The walls costing some 20 million euros ($21.4 million) will be erected this autumn at the northern and southern ends of the monument area, city hall said in a statement.
On the western and eastern sides, "inelegant temporary" barriers that were thrown up around the 324-metre (1,063-foot) tower during the Euro 2016 football tournament in France last year will be replaced by ornate fencing.
"The terror threat remains high in Paris, and the most vulnerable sites, starting with the Eiffel Tower, must be the object of special security measures," deputy mayor Jean-Francois Martins told a press conference.
The glass walls will prevent individuals or vehicles storming the site visited by six million people each year, he added.
Some councillors quoted by Le Parisien newspaper said they feared the walls would turn the iconic tower into a "fortress".
They could turn off tourists who simply want to have their pictures snapped under the tower without visiting the venerable Iron Lady.
Martins said that visitors will continue to have access to the foot of the tower -- after undergoing security checks -- free of charge.
Removing the unsightly barriers currently in place would give both visitors and locals alike "a nicer view of the monument", he said.
Architects will help design the walls so that they blend in with the river, which borders the tower to the north, and with the Champ de Mars park to the south, he added.
Security has been boosted around French tourist sites, transport hubs and places of worship after a string of jihadist attacks that claimed 238 lives around the country between January 2015 and July 2016.

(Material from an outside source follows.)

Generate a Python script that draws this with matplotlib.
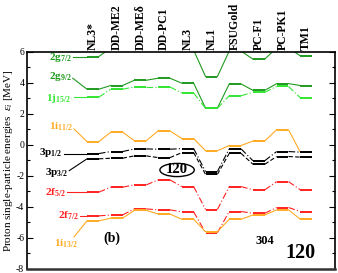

The continuing nature of the threat was brought home last week by an attack on troops patrolling outside the Louvre museum.
The suspect, a 29-year-old Egyptian who shouted "Allahu Akbar" (God is Greatest), was shot in the stomach after slightly injuring a soldier with a machete.
The assault came on the day France launched its formal bid to host the 2024 Summer Olympics, lighting up the Eiffel Tower in the blue, white and red national colours.
The tower, which was inaugurated for the 1889 Exposition Universelle, will undergo a major upgrade as part of the bid.